- **Provided information**:
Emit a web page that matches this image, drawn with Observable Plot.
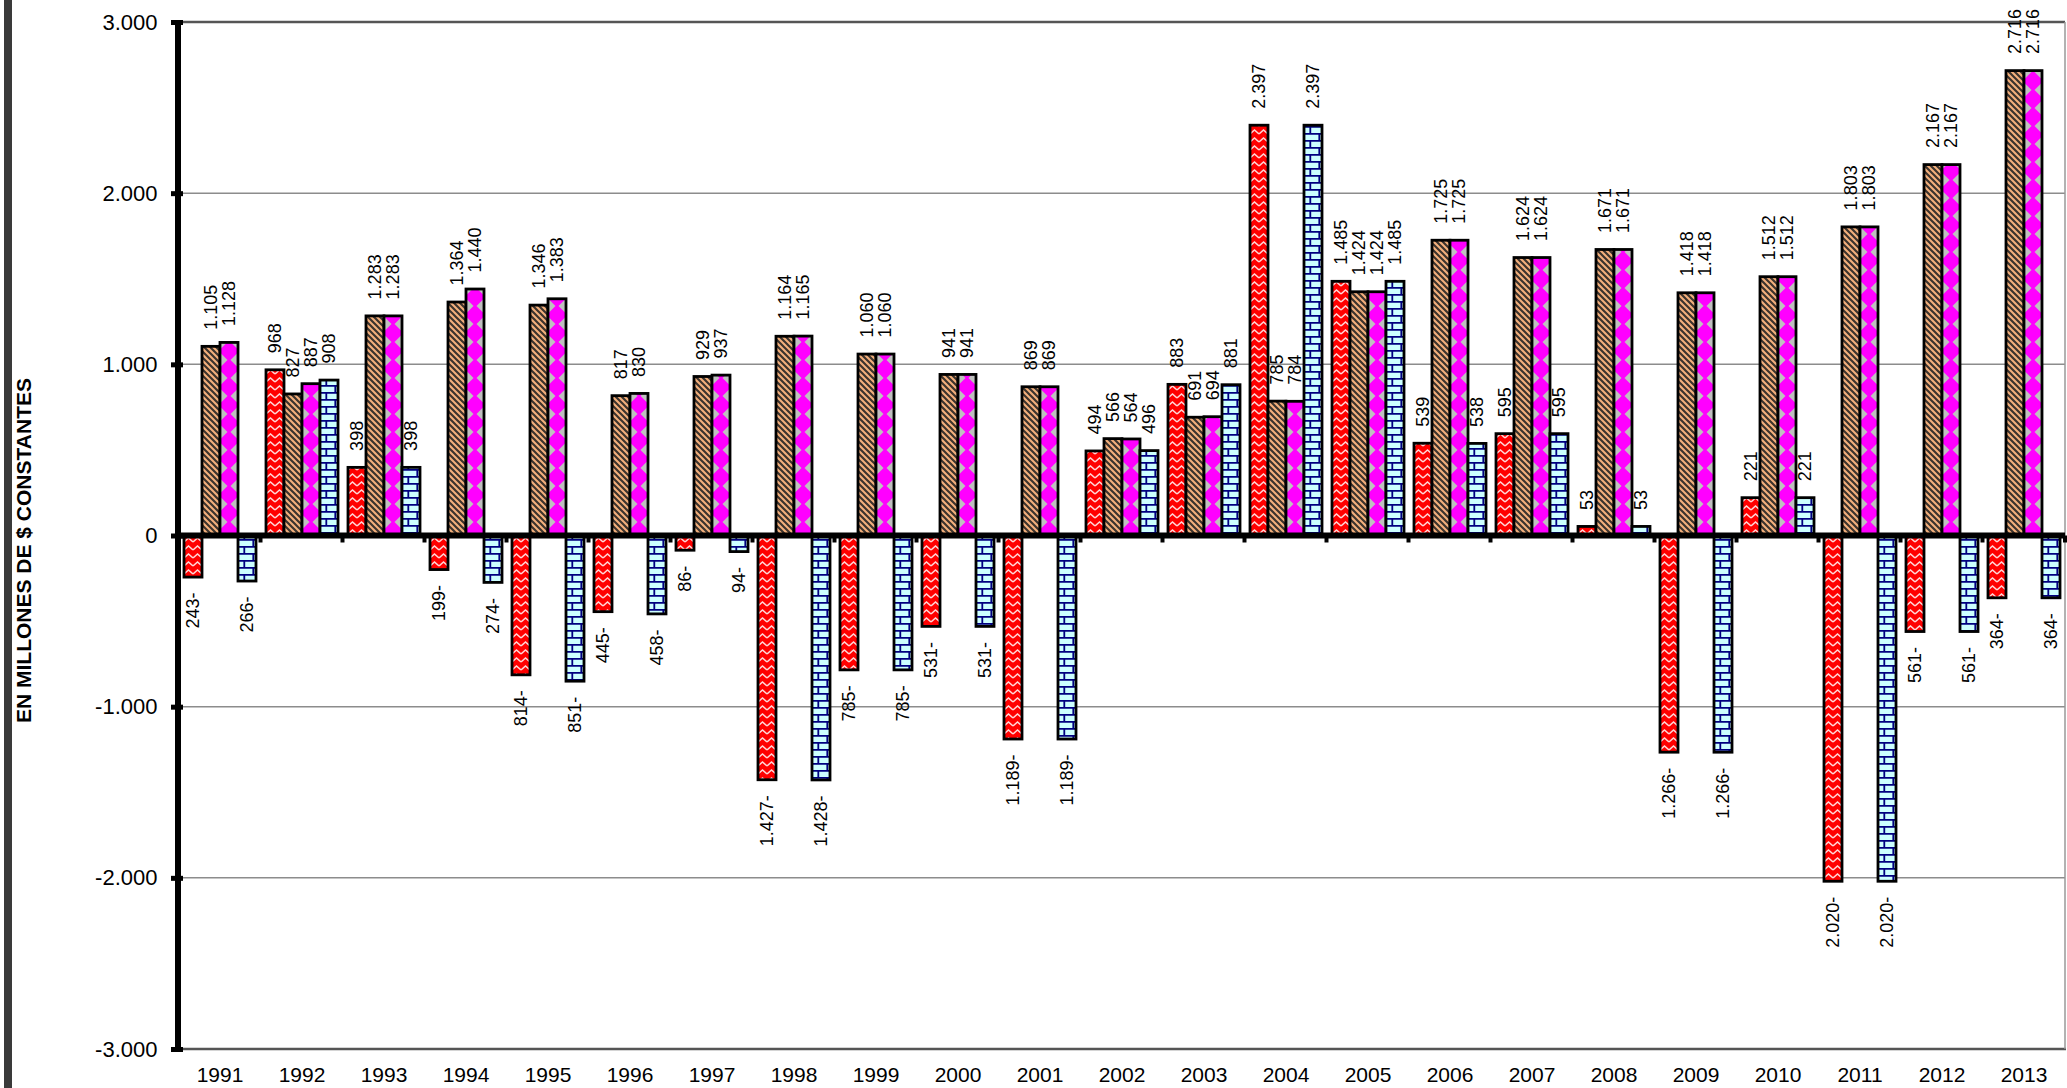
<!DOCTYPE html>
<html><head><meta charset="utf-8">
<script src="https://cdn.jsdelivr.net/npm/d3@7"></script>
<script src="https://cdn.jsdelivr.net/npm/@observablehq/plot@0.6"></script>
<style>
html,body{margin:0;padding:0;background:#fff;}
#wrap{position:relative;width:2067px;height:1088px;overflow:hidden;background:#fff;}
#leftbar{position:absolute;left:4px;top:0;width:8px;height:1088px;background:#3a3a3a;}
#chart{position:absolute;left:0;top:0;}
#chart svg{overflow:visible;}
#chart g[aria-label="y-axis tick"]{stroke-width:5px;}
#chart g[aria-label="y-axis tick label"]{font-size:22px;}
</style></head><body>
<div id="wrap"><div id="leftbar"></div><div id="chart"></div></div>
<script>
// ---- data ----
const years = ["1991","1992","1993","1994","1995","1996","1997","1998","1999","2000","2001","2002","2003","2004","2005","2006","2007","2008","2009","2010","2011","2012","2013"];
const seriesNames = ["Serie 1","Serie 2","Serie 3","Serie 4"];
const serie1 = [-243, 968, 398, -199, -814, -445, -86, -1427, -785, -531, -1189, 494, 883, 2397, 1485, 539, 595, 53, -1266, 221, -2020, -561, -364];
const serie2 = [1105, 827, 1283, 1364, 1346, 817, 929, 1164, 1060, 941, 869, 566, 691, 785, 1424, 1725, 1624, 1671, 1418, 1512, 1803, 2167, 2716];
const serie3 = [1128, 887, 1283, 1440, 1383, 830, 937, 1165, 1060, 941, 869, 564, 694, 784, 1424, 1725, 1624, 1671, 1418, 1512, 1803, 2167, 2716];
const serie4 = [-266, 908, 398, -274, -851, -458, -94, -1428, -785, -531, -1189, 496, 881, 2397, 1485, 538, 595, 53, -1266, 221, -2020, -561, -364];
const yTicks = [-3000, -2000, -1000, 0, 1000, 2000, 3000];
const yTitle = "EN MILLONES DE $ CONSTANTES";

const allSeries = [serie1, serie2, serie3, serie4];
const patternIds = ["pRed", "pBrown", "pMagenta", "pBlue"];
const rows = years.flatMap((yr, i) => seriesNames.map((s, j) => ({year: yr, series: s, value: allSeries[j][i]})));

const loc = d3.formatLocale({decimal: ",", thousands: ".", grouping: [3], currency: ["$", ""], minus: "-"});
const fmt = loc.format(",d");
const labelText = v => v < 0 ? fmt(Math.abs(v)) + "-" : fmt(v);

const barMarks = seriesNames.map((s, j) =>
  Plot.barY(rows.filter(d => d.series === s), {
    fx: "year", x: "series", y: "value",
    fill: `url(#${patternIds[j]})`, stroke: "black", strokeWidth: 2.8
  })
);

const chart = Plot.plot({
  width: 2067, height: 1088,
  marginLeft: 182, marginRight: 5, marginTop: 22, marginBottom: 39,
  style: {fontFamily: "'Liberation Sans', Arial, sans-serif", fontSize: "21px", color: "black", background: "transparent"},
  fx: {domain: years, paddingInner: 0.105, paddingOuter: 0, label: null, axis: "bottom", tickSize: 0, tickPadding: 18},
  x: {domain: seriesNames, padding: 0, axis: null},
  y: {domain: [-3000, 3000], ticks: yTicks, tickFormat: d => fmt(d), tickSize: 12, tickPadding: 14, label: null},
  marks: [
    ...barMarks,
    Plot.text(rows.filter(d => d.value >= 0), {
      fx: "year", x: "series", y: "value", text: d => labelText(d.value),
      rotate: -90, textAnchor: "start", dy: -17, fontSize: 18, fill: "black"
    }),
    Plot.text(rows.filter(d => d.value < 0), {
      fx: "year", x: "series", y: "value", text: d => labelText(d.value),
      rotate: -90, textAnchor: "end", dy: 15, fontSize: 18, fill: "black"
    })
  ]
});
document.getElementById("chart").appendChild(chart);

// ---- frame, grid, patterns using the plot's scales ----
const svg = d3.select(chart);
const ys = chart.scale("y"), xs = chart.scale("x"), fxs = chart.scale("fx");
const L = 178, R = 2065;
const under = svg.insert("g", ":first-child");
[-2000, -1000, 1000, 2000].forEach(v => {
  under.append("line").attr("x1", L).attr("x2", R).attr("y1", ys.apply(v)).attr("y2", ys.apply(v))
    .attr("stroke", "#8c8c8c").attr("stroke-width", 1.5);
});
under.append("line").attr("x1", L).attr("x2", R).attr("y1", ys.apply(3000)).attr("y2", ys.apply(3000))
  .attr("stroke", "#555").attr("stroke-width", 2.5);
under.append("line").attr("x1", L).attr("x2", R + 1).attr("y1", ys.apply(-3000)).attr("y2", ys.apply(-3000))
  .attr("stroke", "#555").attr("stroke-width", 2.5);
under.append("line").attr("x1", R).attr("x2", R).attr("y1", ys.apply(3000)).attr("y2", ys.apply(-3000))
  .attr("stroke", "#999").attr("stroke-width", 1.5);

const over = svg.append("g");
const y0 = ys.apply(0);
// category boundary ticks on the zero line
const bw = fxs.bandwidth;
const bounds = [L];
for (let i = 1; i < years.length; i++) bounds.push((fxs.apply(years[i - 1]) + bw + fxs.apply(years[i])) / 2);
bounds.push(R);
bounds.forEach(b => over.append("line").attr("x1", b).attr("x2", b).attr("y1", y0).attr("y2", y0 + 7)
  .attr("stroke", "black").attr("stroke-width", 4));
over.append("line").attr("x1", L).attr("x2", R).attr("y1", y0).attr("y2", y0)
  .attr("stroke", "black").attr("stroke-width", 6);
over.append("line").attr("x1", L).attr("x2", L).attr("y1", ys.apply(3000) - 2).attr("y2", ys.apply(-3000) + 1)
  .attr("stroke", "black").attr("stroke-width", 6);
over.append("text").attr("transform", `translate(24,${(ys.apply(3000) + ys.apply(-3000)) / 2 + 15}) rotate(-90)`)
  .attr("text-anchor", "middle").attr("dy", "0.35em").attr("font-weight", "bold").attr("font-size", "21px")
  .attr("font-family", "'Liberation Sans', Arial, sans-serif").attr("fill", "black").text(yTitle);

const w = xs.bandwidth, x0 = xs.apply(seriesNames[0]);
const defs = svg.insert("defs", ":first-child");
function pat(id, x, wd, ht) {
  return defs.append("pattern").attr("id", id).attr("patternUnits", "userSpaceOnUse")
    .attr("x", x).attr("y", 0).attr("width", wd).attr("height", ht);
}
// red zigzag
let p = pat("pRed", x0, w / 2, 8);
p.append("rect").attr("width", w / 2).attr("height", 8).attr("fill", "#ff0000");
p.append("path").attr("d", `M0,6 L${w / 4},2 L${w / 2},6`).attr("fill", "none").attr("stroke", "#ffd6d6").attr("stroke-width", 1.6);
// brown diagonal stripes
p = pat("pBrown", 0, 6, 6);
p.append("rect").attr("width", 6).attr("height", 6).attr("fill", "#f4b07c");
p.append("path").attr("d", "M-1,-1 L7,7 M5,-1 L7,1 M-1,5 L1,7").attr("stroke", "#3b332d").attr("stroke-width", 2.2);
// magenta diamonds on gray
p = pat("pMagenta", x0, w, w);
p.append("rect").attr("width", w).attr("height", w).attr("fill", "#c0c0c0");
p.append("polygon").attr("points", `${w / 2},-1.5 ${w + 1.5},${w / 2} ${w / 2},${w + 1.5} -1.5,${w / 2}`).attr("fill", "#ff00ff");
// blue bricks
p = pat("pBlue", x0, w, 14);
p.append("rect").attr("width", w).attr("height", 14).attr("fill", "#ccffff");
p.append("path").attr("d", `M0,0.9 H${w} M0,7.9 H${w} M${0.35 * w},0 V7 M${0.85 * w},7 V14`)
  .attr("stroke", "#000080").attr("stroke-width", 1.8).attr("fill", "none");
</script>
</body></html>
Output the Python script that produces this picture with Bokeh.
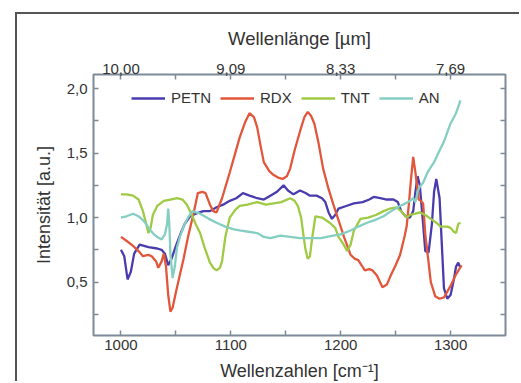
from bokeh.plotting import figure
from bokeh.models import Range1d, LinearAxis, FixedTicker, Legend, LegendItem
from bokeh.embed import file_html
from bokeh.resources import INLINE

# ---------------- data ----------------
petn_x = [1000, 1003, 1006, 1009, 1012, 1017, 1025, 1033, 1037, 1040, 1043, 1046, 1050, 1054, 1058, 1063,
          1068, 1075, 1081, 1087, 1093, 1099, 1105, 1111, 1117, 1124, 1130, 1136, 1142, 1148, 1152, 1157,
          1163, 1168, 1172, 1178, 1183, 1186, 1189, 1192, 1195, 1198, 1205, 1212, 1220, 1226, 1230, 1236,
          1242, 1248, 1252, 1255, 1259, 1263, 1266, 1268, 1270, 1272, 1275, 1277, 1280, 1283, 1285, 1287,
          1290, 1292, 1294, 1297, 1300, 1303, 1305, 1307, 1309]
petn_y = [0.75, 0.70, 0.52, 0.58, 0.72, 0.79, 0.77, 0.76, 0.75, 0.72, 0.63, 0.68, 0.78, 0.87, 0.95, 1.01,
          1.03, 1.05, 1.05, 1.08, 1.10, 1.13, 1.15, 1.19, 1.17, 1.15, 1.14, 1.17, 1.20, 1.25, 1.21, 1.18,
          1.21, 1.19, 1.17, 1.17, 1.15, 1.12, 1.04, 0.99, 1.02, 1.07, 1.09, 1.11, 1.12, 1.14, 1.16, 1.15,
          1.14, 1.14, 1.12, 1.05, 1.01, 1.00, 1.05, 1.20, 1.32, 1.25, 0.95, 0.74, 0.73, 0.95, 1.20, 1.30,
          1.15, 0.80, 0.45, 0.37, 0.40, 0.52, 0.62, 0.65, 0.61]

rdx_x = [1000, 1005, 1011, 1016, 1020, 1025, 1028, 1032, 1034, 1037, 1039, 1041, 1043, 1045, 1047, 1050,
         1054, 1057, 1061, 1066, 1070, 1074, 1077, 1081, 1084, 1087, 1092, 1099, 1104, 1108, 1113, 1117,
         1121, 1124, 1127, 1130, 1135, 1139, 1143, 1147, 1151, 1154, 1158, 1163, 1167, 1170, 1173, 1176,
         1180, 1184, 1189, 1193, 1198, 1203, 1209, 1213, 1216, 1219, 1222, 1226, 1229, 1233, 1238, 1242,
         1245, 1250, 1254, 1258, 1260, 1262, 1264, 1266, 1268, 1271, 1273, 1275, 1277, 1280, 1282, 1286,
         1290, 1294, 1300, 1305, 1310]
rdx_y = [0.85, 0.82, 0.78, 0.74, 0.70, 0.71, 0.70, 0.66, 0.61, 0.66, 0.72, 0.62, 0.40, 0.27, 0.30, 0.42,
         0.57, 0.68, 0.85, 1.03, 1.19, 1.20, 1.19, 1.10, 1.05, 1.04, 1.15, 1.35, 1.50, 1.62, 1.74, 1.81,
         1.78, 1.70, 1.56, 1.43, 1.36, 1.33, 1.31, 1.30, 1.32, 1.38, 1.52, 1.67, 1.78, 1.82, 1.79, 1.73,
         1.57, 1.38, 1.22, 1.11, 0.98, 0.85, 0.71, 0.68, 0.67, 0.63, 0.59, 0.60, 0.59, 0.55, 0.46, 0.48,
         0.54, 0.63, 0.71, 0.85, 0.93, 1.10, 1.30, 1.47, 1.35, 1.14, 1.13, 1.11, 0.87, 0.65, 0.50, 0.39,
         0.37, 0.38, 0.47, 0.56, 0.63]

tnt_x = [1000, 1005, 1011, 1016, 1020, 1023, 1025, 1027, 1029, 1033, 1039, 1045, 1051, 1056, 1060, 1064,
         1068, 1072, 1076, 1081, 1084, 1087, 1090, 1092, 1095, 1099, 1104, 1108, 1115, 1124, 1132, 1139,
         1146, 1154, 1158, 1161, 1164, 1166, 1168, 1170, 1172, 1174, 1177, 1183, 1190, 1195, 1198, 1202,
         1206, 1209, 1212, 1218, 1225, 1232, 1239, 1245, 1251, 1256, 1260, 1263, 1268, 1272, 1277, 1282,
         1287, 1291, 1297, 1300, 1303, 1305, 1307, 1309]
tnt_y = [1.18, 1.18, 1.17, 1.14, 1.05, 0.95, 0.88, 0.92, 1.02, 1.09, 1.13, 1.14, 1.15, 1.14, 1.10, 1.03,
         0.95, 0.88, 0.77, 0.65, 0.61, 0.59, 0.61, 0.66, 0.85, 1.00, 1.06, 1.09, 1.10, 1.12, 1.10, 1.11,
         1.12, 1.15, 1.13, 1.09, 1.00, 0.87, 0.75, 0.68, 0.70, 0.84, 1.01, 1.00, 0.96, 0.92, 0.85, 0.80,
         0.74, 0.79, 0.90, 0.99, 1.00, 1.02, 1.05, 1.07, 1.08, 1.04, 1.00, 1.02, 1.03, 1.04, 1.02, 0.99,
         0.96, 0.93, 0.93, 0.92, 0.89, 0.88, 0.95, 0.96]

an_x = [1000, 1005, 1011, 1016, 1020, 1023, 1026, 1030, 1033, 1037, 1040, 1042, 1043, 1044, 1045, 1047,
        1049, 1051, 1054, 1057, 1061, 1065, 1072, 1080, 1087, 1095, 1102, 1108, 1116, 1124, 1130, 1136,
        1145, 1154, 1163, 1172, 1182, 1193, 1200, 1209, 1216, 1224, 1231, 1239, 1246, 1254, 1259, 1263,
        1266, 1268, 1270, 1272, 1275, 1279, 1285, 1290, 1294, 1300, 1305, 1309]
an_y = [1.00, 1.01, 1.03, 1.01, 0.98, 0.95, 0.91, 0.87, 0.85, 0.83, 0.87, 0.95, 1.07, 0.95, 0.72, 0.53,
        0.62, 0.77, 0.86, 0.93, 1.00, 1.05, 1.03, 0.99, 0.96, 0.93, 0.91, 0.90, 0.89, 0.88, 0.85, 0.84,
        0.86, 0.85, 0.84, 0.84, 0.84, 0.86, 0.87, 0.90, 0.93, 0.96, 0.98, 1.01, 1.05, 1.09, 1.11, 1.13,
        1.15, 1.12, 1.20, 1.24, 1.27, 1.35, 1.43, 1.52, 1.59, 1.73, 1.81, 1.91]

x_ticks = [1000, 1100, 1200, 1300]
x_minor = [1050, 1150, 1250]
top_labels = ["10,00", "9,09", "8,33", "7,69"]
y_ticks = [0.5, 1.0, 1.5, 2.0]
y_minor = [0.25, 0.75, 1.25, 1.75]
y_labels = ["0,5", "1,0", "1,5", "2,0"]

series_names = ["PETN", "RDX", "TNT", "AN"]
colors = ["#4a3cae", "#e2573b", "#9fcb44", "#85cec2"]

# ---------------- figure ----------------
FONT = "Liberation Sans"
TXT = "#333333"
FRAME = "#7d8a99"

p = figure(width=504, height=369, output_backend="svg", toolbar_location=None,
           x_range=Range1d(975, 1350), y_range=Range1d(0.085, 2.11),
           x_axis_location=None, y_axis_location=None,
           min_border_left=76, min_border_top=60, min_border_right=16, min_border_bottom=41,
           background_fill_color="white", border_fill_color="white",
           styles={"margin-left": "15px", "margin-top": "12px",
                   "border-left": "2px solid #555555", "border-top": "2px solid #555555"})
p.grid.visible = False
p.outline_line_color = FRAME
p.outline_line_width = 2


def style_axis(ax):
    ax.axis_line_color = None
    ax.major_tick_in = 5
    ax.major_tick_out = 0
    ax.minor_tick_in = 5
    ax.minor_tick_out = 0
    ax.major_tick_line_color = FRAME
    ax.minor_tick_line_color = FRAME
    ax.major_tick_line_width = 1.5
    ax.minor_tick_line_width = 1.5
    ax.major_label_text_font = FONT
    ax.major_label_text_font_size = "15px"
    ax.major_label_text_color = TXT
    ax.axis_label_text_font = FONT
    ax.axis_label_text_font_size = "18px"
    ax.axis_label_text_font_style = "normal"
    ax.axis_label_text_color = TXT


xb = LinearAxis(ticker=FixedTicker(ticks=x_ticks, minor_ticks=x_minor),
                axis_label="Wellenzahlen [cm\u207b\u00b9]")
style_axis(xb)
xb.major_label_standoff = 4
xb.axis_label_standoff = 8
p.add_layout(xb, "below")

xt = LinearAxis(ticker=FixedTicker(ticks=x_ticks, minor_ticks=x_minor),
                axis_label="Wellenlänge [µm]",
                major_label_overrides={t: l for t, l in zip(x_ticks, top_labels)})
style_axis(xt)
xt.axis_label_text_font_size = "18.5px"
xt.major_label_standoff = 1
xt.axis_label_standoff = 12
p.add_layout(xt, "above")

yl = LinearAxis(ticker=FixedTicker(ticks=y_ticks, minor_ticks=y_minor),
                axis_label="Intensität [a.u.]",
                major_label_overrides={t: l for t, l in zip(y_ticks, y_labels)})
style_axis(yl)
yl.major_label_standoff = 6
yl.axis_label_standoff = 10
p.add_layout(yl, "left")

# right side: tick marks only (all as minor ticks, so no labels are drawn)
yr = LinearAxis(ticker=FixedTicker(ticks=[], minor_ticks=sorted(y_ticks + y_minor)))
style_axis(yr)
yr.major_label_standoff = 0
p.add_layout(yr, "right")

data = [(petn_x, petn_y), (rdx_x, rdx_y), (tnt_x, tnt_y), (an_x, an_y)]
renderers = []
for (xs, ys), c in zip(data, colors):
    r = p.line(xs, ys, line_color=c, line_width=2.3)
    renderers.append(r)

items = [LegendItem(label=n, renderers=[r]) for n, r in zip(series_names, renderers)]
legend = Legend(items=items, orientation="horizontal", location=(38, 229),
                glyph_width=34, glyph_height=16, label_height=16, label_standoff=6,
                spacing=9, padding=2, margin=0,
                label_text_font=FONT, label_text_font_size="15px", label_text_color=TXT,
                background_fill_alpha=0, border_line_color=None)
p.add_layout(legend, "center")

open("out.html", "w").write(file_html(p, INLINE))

- **Work to do**: Going back to the data above, write out everything from the line with "Output the Python" down to the line with "from bokeh.resources import INLINE", both included, leaving every picture out.

- **Answer to the exercise**:
Output the Python script that produces this picture with Bokeh.
from bokeh.plotting import figure
from bokeh.models import Range1d, LinearAxis, FixedTicker, Legend, LegendItem
from bokeh.embed import file_html
from bokeh.resources import INLINE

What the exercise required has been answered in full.